The Fed faces a fundamental challenge in measuring AI’s true economic impact through traditional metrics. Current productivity measurements were designed for industrial and early digital economies, not for an environment where AI can simultaneously eliminate certain white-collar jobs while dramatically enhancing output in others. We’ve seen this pattern before during the internet boom of the late 1990s, when productivity measurements initially failed to capture the full economic value being created. The risk is that by the time traditional economic indicators clearly signal AI’s impact, the Fed will be dangerously behind the curve on both inflationary pressures from productivity gains and deflationary pressures from labor displacement.

Labor Market Transformation Accelerates

What Powell’s comments don’t fully capture is the speed at which AI is transforming not just hiring freezes but the fundamental structure of employment. We’re moving beyond simple layoff announcements toward a more profound restructuring where companies are quietly eliminating entire job categories while creating new, often more specialized roles. The danger for monetary policy is that this transition won’t be smooth or predictable. Historical precedents from previous technological revolutions suggest we could see a “hollowing out” effect where mid-level professional jobs disappear faster than new opportunities emerge, creating both wage pressure in specialized technical roles and downward pressure in displaced occupations.

Inflation Measurement Challenges

The Fed’s primary inflation gauges may become increasingly unreliable as AI transforms both production costs and consumption patterns. Traditional CPI measurements struggle to account for quality improvements and new service categories that AI enables. More critically, if AI drives significant deflation in certain service sectors while creating inflation in technology-intensive areas, the Fed could find itself fighting contradictory signals across different economic segments. This isn’t merely theoretical—we’re already seeing AI-driven price compression in areas like customer service and content creation, while AI infrastructure costs and specialized talent command premium pricing.

The Monetary Policy Lag Problem

The Fed’s traditional tools operate with significant time lags—often 12-18 months for interest rate changes to fully impact the economy. If AI adoption accelerates as many experts predict, this lag could leave policymakers responding to economic conditions that no longer exist. The central bank risks becoming like a driver steering by looking only in the rearview mirror while the road ahead takes sharp turns. This is particularly dangerous given that AI’s economic effects may be non-linear, with gradual changes suddenly accelerating once certain adoption thresholds are crossed in key industries.

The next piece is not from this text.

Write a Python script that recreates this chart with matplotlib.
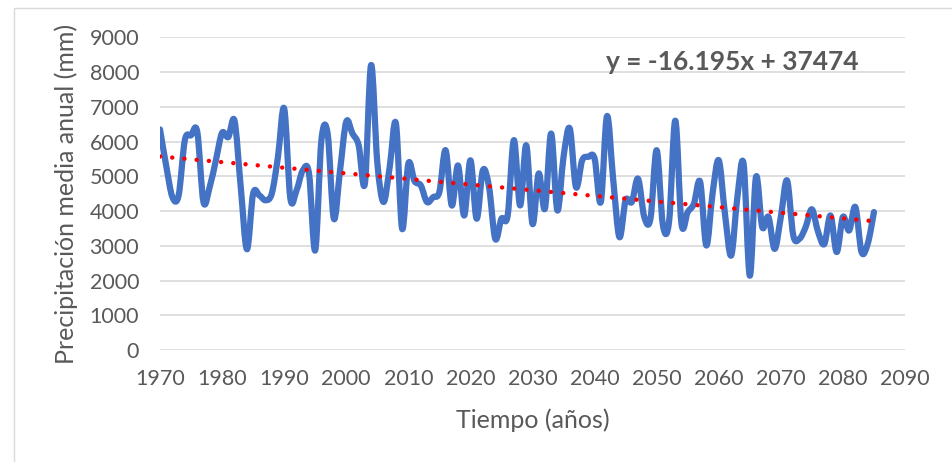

What a Forward-Looking Approach Requires

Rather than waiting for clear signals from traditional economic data, the Fed needs to develop new analytical frameworks specifically designed for the AI economy. This means investing in real-time labor market monitoring that tracks skill transitions rather than just employment numbers, developing sector-specific productivity measurements that can detect AI’s impact earlier, and creating scenario planning exercises that model different adoption trajectories. The greatest risk isn’t that AI will transform the economy—that’s already happening—but that monetary policy will be perpetually reactive rather than strategically anticipatory in its approach.